In a number of later English language texts, the word sídhe was used for both the mounds and the people of the mounds. However, this is a modern phenomenon, and sidh in older texts refers specifically to "the palaces, courts, halls or residences" of "the ghostly beings which according to Gaedhelic mythology inhabited them" (O'Curry, E., Lectures on Manuscript Materials, Dublin 1861, p504, quoted by Evans-Wentz 1966, p291).

The fact that many of these sídhe have been found to be ancient burial mounds[citation needed] has contributed to the theory that the aos sí were the pre-Celtic occupants of Ireland.
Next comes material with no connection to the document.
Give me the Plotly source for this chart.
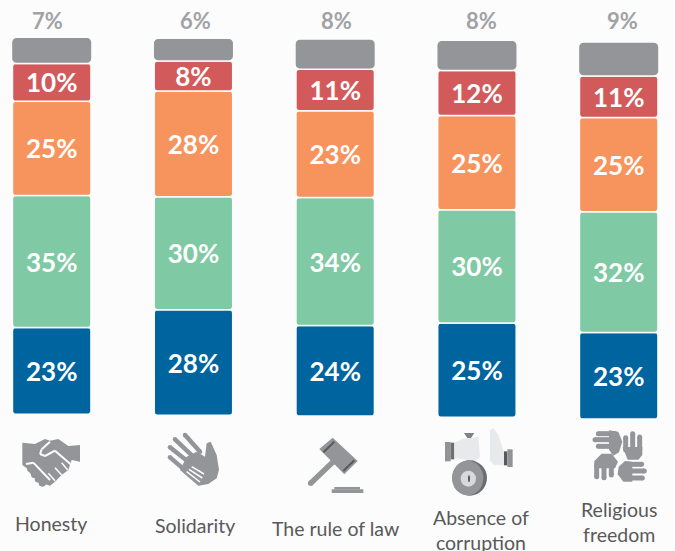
import numpy as np
import plotly.graph_objects as go

W, H = 675, 551
BG = "#fcfcfc"
GRAY = "#939598"

categories = ["Honesty", "Solidarity", "The rule of law", "Absence of<br>corruption", "Religious<br>freedom"]
series_blue = [23, 28, 24, 25, 23]
series_green = [35, 30, 34, 30, 32]
series_orange = [25, 28, 23, 25, 25]
series_red = [10, 8, 11, 12, 11]
series_gray = [7, 6, 8, 8, 9]
baseline = [0, -0.3, -0.5, -0.8, -1.3]

stack = [
    (series_blue, "#00659f", 78.5, 3),
    (series_green, "#7fc9a5", 78.5, 3),
    (series_orange, "#f7935c", 78.5, 3),
    (series_red, "#d35a5a", 78.5, 3),
    (series_gray, GRAY, 80.5, 5),
]

SPACING = 141.75
X0 = 51.7
PX_PER_UNIT = 3.77
Y0 = 414.2

idx = list(range(5))
fig = go.Figure()
base = np.array(baseline, dtype=float)
for vals, col, wpx, rad in stack:
    is_gray = col == GRAY
    fig.add_trace(go.Bar(
        x=idx, y=vals, base=base.tolist(), width=wpx / SPACING,
        marker=dict(color=col, line=dict(color=BG, width=1.5), cornerradius=rad),
        text=None if is_gray else [f"{v}%" for v in vals],
        textposition=None if is_gray else "inside",
        insidetextanchor="middle", textangle=0, constraintext="none",
        textfont=dict(family="Lato", size=26, color="white", weight="bold"),
        hoverinfo="skip", showlegend=False,
    ))
    base = base + np.array(vals)

annotations = []
top_label_shift = [-4, 2.5, 1, 5, 4]
for i, v in enumerate(series_gray):
    annotations.append(dict(
        x=i, xref="x", y=1 - 21 / H, yref="paper", text=f"<b>{v}%</b>", showarrow=False,
        xshift=top_label_shift[i],
        font=dict(family="Lato", size=22, color="#a0a2a5"), xanchor="center", yanchor="middle",
    ))

label_x = [51, 195, 335, 481, 619]
label_y = [523.5, 525.5, 528.5, 530, 522]
for c, lx, ly in zip(categories, label_x, label_y):
    annotations.append(dict(
        x=lx / W, xref="paper", y=1 - ly / H, yref="paper", text=c, showarrow=False,
        font=dict(family="Lato", size=19.5, color="#595959"), xanchor="center", yanchor="middle",
        align="center",
    ))

# ---- pictograms (decorative, drawn in page pixels) ----
shapes = []


def poly(pts, ox, oy, color, s=3):
    d = ""
    for k, (a, b) in enumerate(pts):
        d += ("M" if k == 0 else "L") + f"{(ox + a / s) / W:.5f},{1 - (oy + b / s) / H:.5f} "
    shapes.append(dict(type="path", xref="paper", yref="paper", path=d + "Z",
                       fillcolor=color, line=dict(width=0), layer="above"))


def circle(cx, cy, rx, ry, ox, oy, color, s=3):
    shapes.append(dict(type="circle", xref="paper", yref="paper",
                       x0=(ox + (cx - rx) / s) / W, x1=(ox + (cx + rx) / s) / W,
                       y0=1 - (oy + (cy + ry) / s) / H, y1=1 - (oy + (cy - ry) / s) / H,
                       fillcolor=color, line=dict(width=0), layer="above"))


def stroke(pts, w, ox, oy, color, s=3, caps=True):
    for (a, b), (c, d) in zip(pts[:-1], pts[1:]):
        shapes.append(dict(type="line", xref="paper", yref="paper",
                           x0=(ox + a / s) / W, x1=(ox + c / s) / W,
                           y0=1 - (oy + b / s) / H, y1=1 - (oy + d / s) / H,
                           line=dict(color=color, width=w), layer="above"))
    if caps:
        for a, b in (pts[0], pts[-1]):
            circle(a, b, w * s / 2, w * s / 2, ox, oy, color, s)


# handshake
ox, oy = 0, 420
poly([(67, 68), (105, 72), (135, 57), (150, 62), (175, 57), (205, 78), (240, 75), (240, 125), (215, 120),
      (205, 150), (185, 165), (165, 185), (150, 197), (128, 190), (105, 175), (90, 160), (80, 145), (67, 135)],
     ox, oy, GRAY)
stroke([(150, 65), (125, 88), (120, 102), (135, 108), (165, 92), (218, 138)], 2, ox, oy, BG, caps=False)
stroke([(165, 182), (145, 160)], 1.5, ox, oy, BG, caps=False)
stroke([(185, 165), (165, 143)], 1.5, ox, oy, BG, caps=False)
stroke([(203, 150), (185, 128)], 1.5, ox, oy, BG, caps=False)
stroke([(78, 132), (100, 128), (150, 180)], 2, ox, oy, BG, caps=False)
for cx, cy in [(92, 146), (104, 164), (115, 178), (127, 190)]:
    circle(cx, cy, 11, 10, ox, oy, GRAY)

# helping hands
stroke([(555, 45), (600, 95)], 4.5, ox, oy, GRAY)
stroke([(525, 58), (585, 115)], 4.5, ox, oy, GRAY)
stroke([(510, 82), (570, 130)], 4.5, ox, oy, GRAY)
stroke([(510, 112), (560, 155)], 4.5, ox, oy, GRAY)
poly([(590, 95), (615, 110), (620, 70), (632, 65), (650, 105), (657, 150), (650, 175), (625, 192), (595, 197),
      (540, 150), (560, 110)], ox, oy, GRAY)
stroke([(575, 140), (612, 162)], 1.5, ox, oy, BG, caps=False)
stroke([(567, 148), (607, 174)], 1.5, ox, oy, BG, caps=False)
stroke([(560, 155), (600, 186)], 1.5, ox, oy, BG, caps=False)

# gavel
ox, oy = 300, 425
poly([(58, 72), (98, 38), (173, 108), (133, 148)], ox, oy, GRAY)
stroke([(70, 82), (103, 50)], 2, ox, oy, "#58595b", caps=False)
stroke([(130, 138), (163, 106)], 2, ox, oy, "#58595b", caps=False)
stroke([(32, 175), (98, 112)], 5.5, ox, oy, GRAY)
poly([(95, 193), (190, 193), (190, 204), (95, 204)], ox, oy, GRAY)
poly([(103, 186), (180, 186), (180, 193), (103, 193)], ox, oy, GRAY)

# bribe
ox, oy = 435, 422
poly([(30, 60), (47, 60), (47, 118), (30, 118)], ox, oy, "#929396")
poly([(47, 62), (58, 62), (58, 112), (47, 112)], ox, oy, "#6d6e71")
poly([(58, 62), (85, 50), (130, 45), (135, 105), (120, 118), (58, 108)], ox, oy, "#e8e9ea")
poly([(87, 33), (118, 33), (108, 48), (97, 48)], ox, oy, "#808285")
circle(104, 168, 52, 53, ox, oy, "#6d6e71")
circle(98, 168, 47, 52, ox, oy, GRAY)
circle(100, 170, 23, 24, ox, oy, "#d8d9da")
circle(102, 170, 3, 10, ox, oy, "#58595b")
poly([(165, 25), (175, 18), (190, 40), (207, 90), (207, 130), (175, 128), (165, 115)], ox, oy, "#e8e9ea")
poly([(207, 88), (217, 88), (217, 130), (207, 130)], ox, oy, "#58595b")
poly([(217, 82), (233, 82), (233, 135), (217, 135)], ox, oy, "#929396")

# joined hands
ox, oy = 585, 425
stroke([(40, 26), (90, 26)], 5, ox, oy, GRAY)
stroke([(30, 44), (85, 44)], 5, ox, oy, GRAY)
stroke([(40, 64), (85, 64)], 5, ox, oy, GRAY)
poly([(72, 16), (100, 20), (112, 50), (102, 82), (85, 92), (72, 74)], ox, oy, GRAY)
stroke([(122, 38), (122, 75)], 5, ox, oy, GRAY)
stroke([(143, 26), (143, 75)], 5, ox, oy, GRAY)
stroke([(164, 36), (164, 75)], 5, ox, oy, GRAY)
poly([(113, 66), (172, 66), (172, 90), (160, 104), (128, 104)], ox, oy, GRAY)
poly([(28, 108), (50, 86), (80, 86), (99, 110), (90, 130), (28, 130)], ox, oy, GRAY)
stroke([(35, 120), (35, 155)], 5, ox, oy, GRAY)
stroke([(57, 120), (57, 158)], 5, ox, oy, GRAY)
stroke([(79, 120), (79, 150)], 5, ox, oy, GRAY)
poly([(101, 125), (120, 108), (142, 110), (142, 170), (115, 170), (98, 148)], ox, oy, GRAY)
stroke([(130, 118), (170, 118)], 5, ox, oy, GRAY)
stroke([(130, 138), (178, 138)], 5, ox, oy, GRAY)
stroke([(130, 159), (172, 159)], 5, ox, oy, GRAY)

fig.update_layout(
    width=W, height=H, margin=dict(l=0, r=0, t=0, b=0),
    paper_bgcolor=BG, plot_bgcolor=BG, barmode="overlay",
    xaxis=dict(range=[-X0 / SPACING, (W - X0) / SPACING], visible=False, fixedrange=True),
    yaxis=dict(range=[-(H - Y0) / PX_PER_UNIT, Y0 / PX_PER_UNIT], visible=False, fixedrange=True),
    annotations=annotations, shapes=shapes,
)
fig.write_html(
    "out.html",
    config=dict(displayModeBar=False),
    post_script="document.body.style.margin='0';document.body.style.background='" + BG + "';document.documentElement.style.overflow='hidden';",
)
The Book of Invasions, the Annals of the Four Masters, and the oral history, all point in this direction.

Other views allow for these stories to be presented as a case of pure mythology, deriving from Greek cultural influence. The key arguments derive from a main source, Hesiod’s Works and Days. In Works and Days, Hesiod portrays the basic moral foundation and plantation techniques for citizens of Greece. He also paints a picture of the races of men, created by the Greek deities.

The story of the Aes Sídhe has been spread consistently over Scotland and Ireland, with many tales referring to how the Norse invaders drove Scottish inhabitants underground to live in the hills. This is just one part of the legend, and contributes specifically to the Changeling myth in Western-European folklore.

Types of aos sí

The Banshee or bean sídhe, which simply means "woman of the sídhe", has come to specifically indicate the supernatural women of Ireland who announce an oncoming death by their wailing and keening. Her counterpart in Scottish mythology is the bean shìth (sometimes spelled bean-shìdh). Other varieties of aos sí and daoine sìth include the Scottish bean nighe – the washerwoman who is seen washing the bloody clothing or armour of the person who is doomed to die; the leanan sídhe – the "fairy lover"; the Cat Sìth – a fairy cat; and the Cu Sìth – fairy dog.

The sluagh sídhe – "the fairy host" are sometimes depicted in Irish and Scottish lore as airborne spirits of an unpleasant nature, and perhaps the cursed, evil or restless dead. The siabhra (anglicized as "sheevra"), may be a type of these lesser spirits, prone to evil and mischief.[1][2] However an Ulster folk song also uses "sheevra" simply to mean "spirit" or "fairy".[3]